Bill was as straight as an arrow. He was a red-blooded, all-American male, but to help him make ends meet I occasionally fixed him up with gay or straight tricks. Like all of us, he needed extra cash. Both of us became caught up in the pervasive spirit of patriotism, eager to join in the fray against the enemy. So one day we headed for the nearest recruiting station and, despite Momma’s tearful objections, we signed up. In January 1942 I waved good-bye to my family and a handful of friends who slowly diminished in size as they stood on the platform while my train chugged out of Union Station. I was eighteen years of age, bound for boot camp in San Diego, California.

What really appealed to Bill and me was the potential excitement of frontline action. We were anxious to fight so we had joined the branch of the service that would best fulfill our ambitions, the Marine Corps. Marine recruits were paid $50 a month for serving, but I didn’t find this figure very enticing. After all, I was already earning close to that kind of money during my ventures around town. So I opted for something that paid more. I decided to become a Marine Paratrooper. Jumping out of aircraft was deemed such a difficult, dangerous, and demanding occupation that we were paid an extra $50 a month. I didn’t care about the dangers. I just wanted that extra fifty bucks. As the train rumbled across the Great Plains and the prairies toward the west my excitement grew. I was leaving the state of Illinois for the first time in my life and a great adventure lay ahead. With mounting eagerness I looked forward to my twelve weeks of military training.

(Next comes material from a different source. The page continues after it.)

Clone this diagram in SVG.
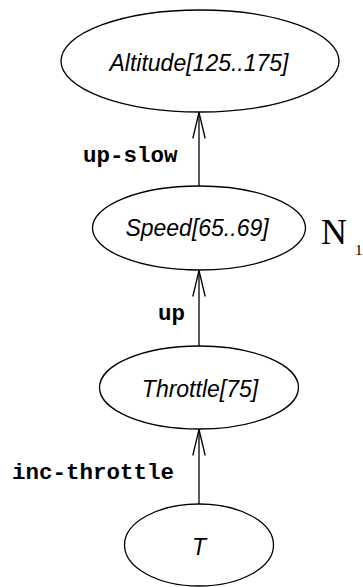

The Paratroopers were a brand-new, highly specialized unit of the United States Marine Corps. They were being honed for a crucial task. As I understood it, their primary purpose was to be dropped from the air to what was known as the Burma Road, a strategically important seven-hundred-mile stretch of roadway cut through the mountainous jungle linking Burma and China. It had fallen into Japanese hands after they invaded the Burmese mainland. In support of troops from the United Kingdom, Australia, and New Zealand, the objective of the Paratroopers was to wrest the road from Japanese control and to reopen critical Allied supply lines.

When boot camp got underway I was so enamored with the handsome pose I struck in uniform that I had a picture taken of myself and sent it to Momma. I think she kept that photo on her dresser for the rest of her life. As an ex–farm boy I had a good, lean, hard body. I felt very comfortable in my own skin. I had brown hair and blue eyes, I stood about five feet ten, and was happy with my physique. A lot of my sexual partners, both male and female, praised my looks but inwardly I didn’t feel anything special about myself. As far as I was concerned I was just a regular, clean-cut, all-American boy.

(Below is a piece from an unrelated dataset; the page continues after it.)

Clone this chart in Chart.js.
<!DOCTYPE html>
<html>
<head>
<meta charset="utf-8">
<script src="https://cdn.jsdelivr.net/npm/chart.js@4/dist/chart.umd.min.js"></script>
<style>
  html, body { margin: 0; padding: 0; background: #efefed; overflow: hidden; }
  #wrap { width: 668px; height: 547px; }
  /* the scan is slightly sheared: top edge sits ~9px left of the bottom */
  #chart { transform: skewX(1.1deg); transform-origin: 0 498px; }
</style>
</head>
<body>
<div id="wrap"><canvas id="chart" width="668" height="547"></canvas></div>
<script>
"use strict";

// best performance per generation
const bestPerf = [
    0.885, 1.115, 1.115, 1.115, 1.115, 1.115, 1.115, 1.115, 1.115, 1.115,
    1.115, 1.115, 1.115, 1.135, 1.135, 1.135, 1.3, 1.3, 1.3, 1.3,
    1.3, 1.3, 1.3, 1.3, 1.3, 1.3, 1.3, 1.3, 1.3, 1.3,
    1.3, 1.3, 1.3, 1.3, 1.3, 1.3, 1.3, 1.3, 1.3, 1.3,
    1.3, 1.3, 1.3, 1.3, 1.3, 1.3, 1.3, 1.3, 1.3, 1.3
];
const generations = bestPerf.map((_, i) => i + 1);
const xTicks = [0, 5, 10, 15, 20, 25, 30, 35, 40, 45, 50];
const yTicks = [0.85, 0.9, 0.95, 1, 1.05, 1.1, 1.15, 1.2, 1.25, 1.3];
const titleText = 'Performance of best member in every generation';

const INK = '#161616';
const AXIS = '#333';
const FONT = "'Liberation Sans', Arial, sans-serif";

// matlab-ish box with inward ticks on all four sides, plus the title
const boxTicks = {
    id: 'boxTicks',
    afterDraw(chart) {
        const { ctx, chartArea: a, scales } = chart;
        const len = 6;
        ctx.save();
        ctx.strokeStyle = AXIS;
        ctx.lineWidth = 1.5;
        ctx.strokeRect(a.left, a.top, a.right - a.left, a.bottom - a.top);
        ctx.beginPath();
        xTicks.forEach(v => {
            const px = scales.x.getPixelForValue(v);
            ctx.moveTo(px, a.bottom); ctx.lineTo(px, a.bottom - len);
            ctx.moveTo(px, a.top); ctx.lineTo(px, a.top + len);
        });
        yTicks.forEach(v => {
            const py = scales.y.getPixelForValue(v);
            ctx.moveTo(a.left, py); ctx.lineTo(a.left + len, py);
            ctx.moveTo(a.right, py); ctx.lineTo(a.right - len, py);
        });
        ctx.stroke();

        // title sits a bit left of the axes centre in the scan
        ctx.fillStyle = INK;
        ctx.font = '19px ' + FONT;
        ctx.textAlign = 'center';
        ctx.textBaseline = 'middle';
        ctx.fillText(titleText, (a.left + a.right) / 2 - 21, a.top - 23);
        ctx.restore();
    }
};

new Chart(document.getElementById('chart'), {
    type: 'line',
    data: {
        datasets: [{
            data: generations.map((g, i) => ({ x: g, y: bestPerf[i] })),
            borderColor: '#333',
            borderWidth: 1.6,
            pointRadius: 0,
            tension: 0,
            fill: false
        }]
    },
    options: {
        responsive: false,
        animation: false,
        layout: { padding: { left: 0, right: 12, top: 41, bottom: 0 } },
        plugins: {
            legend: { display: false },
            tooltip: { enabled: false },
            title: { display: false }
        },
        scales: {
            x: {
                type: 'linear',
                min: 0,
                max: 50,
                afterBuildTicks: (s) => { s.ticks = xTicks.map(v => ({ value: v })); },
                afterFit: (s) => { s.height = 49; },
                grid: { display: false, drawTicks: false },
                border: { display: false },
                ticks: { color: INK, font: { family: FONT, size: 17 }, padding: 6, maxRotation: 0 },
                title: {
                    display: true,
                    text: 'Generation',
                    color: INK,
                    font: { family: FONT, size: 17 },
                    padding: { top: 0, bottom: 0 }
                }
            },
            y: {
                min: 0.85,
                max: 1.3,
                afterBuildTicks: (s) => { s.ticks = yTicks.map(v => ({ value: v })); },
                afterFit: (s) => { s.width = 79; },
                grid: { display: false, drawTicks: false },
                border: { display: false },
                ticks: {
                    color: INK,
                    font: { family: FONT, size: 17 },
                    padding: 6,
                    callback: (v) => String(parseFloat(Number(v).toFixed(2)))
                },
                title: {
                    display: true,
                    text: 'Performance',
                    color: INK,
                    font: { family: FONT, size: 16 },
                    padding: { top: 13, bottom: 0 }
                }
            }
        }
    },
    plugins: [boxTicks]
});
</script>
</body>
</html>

Training was tough and made me fitter than I had ever been. A few weeks elapsed before we were ready to be sent to sea to engage in combat. The Pacific War was raging. All we knew was that our first objective would be to attack a number of Japanese-occupied islands. Needless to say, like most of the other guys, I was nervous about what was coming. How on earth were we Paratroopers going to jump onto those fortified islands that we were hoping to take from the Japanese? Because there weren’t any airfields near the islands, we would have to be put ashore by landing craft. Once we got onto the islands how were we going to get off them? A million questions haunted me but I guess, like all the other three thousand young men who had become Marine Paratroopers, I tried to dismiss such thoughts from my mind. What was the point of thinking about it? What was the sense in contemplating failure or capture or death? So, for the time being, we resolved to play as hard as we could before we went into battle. With few exceptions, we had one primary objective in mind: to screw ourselves silly.

As we had some time before being shipped out, a group of us got a weekend pass and decided to take a trip up the coast to visit Los Angeles. After all, the City of Angels was home to Hollywood, the film industry, and all those glamorous movie stars I had admired as a kid. In addition to looking for a little carnal action the prospect of catching even the briefest glimpse of one of those sexy actresses was enough of a reason for me to make the pilgrimage. The only way for us to get there was to hitchhike. Dozens of guys were always standing on the side of the road thumbing rides. Fortunately, folks were only too happy to help out. You never had to wait long to be offered a ride, especially if you were in uniform. The vistas of the glimmering Pacific Ocean were breathtaking as we made our way northward. Halfway up the coast we passed the Del Mar Racetrack, a famous venue renowned for its high stakes horse racing. Back in those days the road between San Diego and Los Angeles hugged the coast all the way, unlike today when traffic speeds along the 405 freeway slightly inland. As we drove by the grandstands, parking lot, and wide, sweeping racetrack I noticed that the place seemed desolate. And then we passed a big hand-painted sign that announced
OWNED & OPERATED BY BING CROSBY & PAT O

BRIEN
.
SORRY
,
WE ARE CLOSED DURING THE WAR
.
WE WILL REOPEN WHEN HOSTILITIES ARE OVER
.

My heart skipped quite a few beats as I caught my first sight of the famous Hollywoodland sign perched high on Mount Lee in the Hollywood Hills overlooking L.A. After being dropped off in Hollywood we each decided to go our own way. Unfortunately, I didn’t see anyone famous as I did the traditional pub crawl through the dives and dens of Hollywood and the Sunset Strip. Aside from being underage, I was a confirmed teetotaler, so I didn’t go there to drink. No, what I was looking for that Saturday evening as I prowled Hollywood Boulevard was whatever sexual diversion I could find. With twelve long weeks of boot camp training behind me I was as horny as hell. I was ready to fuck anyone. But nothing happened. Yes, there was the odd hooker here and there, but no starlets ready for action. No glamorous actresses dying to get me into bed with them. Then, just as I was about to give up and look elsewhere, a car horn sounded. I looked over to the boulevard and saw a dark, good-looking guy in his early forties waving from behind the wheel of a fancy convertible. I had no idea who he was so I kept on walking. The horn sounded again.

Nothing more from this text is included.